Scientists Kinda Sorta Produce Faster Than Light Travel

Hyperspace (Faster than Light)

Neutrinos may be too stubborn to go faster than light, but scientists at the National Institute of Standards and Technology (NIST) have figured out a way to get light itself to break Einstein's ultimate speed limit for the Universe.

Kind of.

Publishing last week in Physical Review Letters, NIST researchers Ryan Glasser, Ulrich Vogl, and Paul Lett said they've succeeded in producing "superluminal" light pulses, meaning that they've been able to get a portion of a short burst of light to arrive at its destination faster than it ought to get there if it was traveling at the speed of light.

As Phys.org explained, the team's four-wave mixing technique "reshapes" parts of those light pulses and "advances them ahead of where they would have been had they been left to travel unaltered through a vacuum."
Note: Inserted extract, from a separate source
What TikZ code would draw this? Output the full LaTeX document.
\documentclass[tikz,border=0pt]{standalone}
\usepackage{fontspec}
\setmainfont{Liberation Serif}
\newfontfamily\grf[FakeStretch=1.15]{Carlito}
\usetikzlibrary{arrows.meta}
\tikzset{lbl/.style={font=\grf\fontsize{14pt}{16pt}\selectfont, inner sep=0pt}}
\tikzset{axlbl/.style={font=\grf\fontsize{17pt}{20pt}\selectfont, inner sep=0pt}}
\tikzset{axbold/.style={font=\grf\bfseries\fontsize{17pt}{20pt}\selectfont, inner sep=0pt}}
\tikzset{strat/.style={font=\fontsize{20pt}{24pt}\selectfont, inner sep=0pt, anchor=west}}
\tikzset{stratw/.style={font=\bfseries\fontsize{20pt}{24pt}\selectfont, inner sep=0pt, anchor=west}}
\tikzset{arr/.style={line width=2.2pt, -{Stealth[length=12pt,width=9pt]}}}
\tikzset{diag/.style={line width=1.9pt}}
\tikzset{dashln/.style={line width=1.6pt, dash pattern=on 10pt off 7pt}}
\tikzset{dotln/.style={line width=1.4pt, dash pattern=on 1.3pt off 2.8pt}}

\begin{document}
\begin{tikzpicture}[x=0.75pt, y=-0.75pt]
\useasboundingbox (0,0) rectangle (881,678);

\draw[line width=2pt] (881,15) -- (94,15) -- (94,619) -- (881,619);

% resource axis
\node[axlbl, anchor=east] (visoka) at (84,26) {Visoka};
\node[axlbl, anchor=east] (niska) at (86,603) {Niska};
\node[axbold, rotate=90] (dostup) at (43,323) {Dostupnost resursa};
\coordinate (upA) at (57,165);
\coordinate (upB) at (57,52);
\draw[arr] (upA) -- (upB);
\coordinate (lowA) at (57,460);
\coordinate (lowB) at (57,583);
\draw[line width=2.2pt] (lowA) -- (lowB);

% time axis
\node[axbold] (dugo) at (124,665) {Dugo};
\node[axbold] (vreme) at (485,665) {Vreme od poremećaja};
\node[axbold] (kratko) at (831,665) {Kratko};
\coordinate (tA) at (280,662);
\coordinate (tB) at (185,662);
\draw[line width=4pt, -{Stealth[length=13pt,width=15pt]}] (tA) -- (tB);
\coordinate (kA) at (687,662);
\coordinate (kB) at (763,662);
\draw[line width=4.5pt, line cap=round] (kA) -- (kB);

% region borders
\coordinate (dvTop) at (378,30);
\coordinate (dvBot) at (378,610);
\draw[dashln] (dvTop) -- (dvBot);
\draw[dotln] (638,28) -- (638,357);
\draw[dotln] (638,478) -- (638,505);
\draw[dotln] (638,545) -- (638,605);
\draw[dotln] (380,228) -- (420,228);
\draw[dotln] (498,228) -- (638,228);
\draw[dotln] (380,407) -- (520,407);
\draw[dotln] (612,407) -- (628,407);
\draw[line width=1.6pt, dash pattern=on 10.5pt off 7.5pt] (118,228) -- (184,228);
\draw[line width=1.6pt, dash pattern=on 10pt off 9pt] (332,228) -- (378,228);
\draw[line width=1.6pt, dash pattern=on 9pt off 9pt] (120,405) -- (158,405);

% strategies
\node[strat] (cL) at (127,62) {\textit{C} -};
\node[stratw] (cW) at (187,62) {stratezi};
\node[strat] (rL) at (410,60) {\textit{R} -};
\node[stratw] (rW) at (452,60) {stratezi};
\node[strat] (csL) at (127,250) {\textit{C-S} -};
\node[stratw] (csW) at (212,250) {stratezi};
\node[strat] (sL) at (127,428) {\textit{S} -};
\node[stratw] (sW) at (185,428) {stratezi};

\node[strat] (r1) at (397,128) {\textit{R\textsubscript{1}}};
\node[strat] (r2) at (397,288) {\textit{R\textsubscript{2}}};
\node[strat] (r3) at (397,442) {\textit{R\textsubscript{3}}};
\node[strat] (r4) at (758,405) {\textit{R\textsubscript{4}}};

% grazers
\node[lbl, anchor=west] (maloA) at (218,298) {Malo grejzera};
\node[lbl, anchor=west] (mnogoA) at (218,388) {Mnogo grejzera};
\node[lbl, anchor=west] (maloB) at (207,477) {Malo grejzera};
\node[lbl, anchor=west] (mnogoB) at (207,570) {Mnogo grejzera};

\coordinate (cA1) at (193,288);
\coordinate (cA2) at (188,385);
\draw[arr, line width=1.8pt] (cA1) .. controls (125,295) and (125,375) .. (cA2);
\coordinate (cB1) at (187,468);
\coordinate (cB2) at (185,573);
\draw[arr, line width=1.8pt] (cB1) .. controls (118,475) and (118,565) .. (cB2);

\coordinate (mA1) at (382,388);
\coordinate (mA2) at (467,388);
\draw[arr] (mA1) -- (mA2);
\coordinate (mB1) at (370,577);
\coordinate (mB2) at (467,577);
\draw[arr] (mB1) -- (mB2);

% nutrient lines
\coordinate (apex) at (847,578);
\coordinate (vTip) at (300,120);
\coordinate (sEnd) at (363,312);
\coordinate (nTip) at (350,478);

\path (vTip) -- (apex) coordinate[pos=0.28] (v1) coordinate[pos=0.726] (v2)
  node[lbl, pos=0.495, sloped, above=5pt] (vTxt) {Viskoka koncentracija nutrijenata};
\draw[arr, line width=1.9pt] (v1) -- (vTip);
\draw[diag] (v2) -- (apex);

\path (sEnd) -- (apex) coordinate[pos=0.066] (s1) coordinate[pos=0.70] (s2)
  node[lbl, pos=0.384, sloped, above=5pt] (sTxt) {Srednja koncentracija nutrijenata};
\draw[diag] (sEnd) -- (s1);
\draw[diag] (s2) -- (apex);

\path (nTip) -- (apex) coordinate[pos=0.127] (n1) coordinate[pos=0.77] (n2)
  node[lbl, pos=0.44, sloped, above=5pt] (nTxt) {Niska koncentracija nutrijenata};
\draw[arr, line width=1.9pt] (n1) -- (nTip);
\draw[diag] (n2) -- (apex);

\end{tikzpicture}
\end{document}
The technique works because of the way light travels in bursts, "as a sort of (usually) symmetric curve like a bell curve in statistics," according to the science journal. Nothing can make the leading edge of the curve go any faster than the speed of light, but it's possible to "re-phase" or skew the "main hump" of the pulse backwards and forwards, meaning it can be made to arrive nanoseconds faster than it would without interference.

It's a "loophole" or trick of sorts to get around Einstein's universal speed limit, which still holds up despite the NIST team's accomplishment, Phys.org noted. But that trick may someday be used to "improve the timing of communications signals and to investigate the propagation of quantum correlations," according to the researchers.

Earlier this year, scientists debunked a claim by a team of European scientists who said they had observed sub-atomic particles traveling faster than light during a series of experiments that involved firing neutrinos from the CERN particle accelerator in Switzerland at detectors at the OPERA facility in Gran Sasso, Italy about 450 miles away.

Last September, OPERA scientists published results that stated they had measured the neutrinos arriving at their destination 60 nanoseconds faster than the "Universe's speed limit," 186,282 miles per second, should allow.

Those results understandably sent the scientific world into a tizzy. The published findings directly challenged the notion, established more than a century earlier by Albert Einstein in his special theory of relativity that the speed at which light travels is the absolute upper speed limit in the physical universe.